Barbosa is still working for the same employer she started with a year ago, after she finished her training at BTI. ``They tell me that I'm one of their best workers, and I feel good,'' she says.

Ted Small attributes part of the success of the program to the level of skill and expertise the trainees gain. ``This is state-of-the-art stuff,'' he says of the office machinery that is becoming increasingly complex with computerization and redesign. ``Part of the thing in any training program is to give people the sense that they can manipulate their environment - they can, in a real way, make something happen, make the machine do something,'' he adds. ``Coming to work on time every day, doing a job - all of that increases their sense of self-respect, discipline, and control over their lives.''

The printing industry is the fourth-largest in the United States, and workers are in short supply, says Caldarella: Most graduates have landed jobs, and their average starting salary is about $14,000-15,000.

As an incentive, and as a way to satisfy welfare department requirements (benefits cannot be collected while working), each participant has a ``deferred compensation'' account set up at a local bank. A portion of BTI's sales goes into the accounts.

For graduates, a nest egg

Graduates continue to live at the treatment center while looking for jobs. Once they find one, the money that has accumulated in their accounts is handed over - about $2,000, enough for a security deposit and the first month's rent on an apartment.

``We thought that it would be very important to empower them to become consumers,'' says Small. ``The way you do that is by giving them counseling, which is cheap, and money,'' he adds.

Including the deferred compensation money, the per-participant cost to the taxpayer for the six-month program is about $7,000, according to DSAS.
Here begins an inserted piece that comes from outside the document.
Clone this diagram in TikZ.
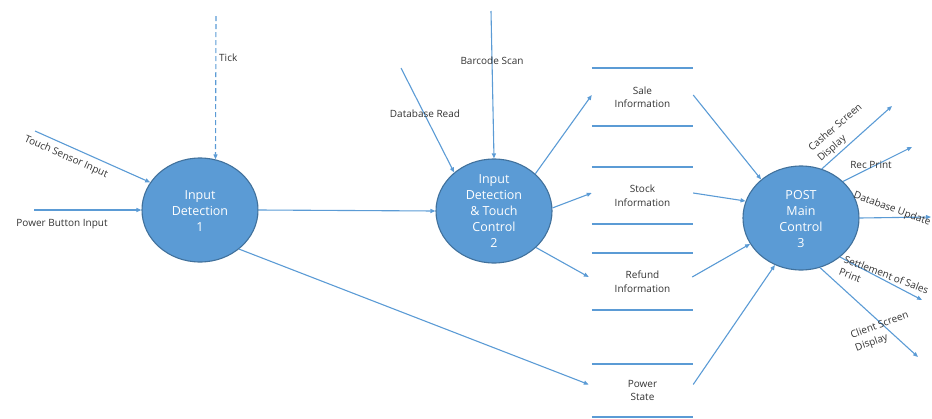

``Rehabilitating people long term takes a lot of money,'' says DSAS's Randell. ``There are no quick fixes, really.'' The expense is ``more than saved by the initial investment over time,'' she says, because it addresses the problem long term: ``If these people become workers in mainstream society, ... you're changing not only their lives, but you're changing the lives of their children.''

The possibility of replicating the program in other cities is being explored. And Caldarella has been contacted by numerous organizations in the New York area interested in setting up similar programs: a Vietnam veterans group, an organization for people with AIDS, a program for runaway children, and a program for recently released prison inmates.

``We're exploring possibilities of opening up a second shift with an entirely new population with additional staff,'' he says.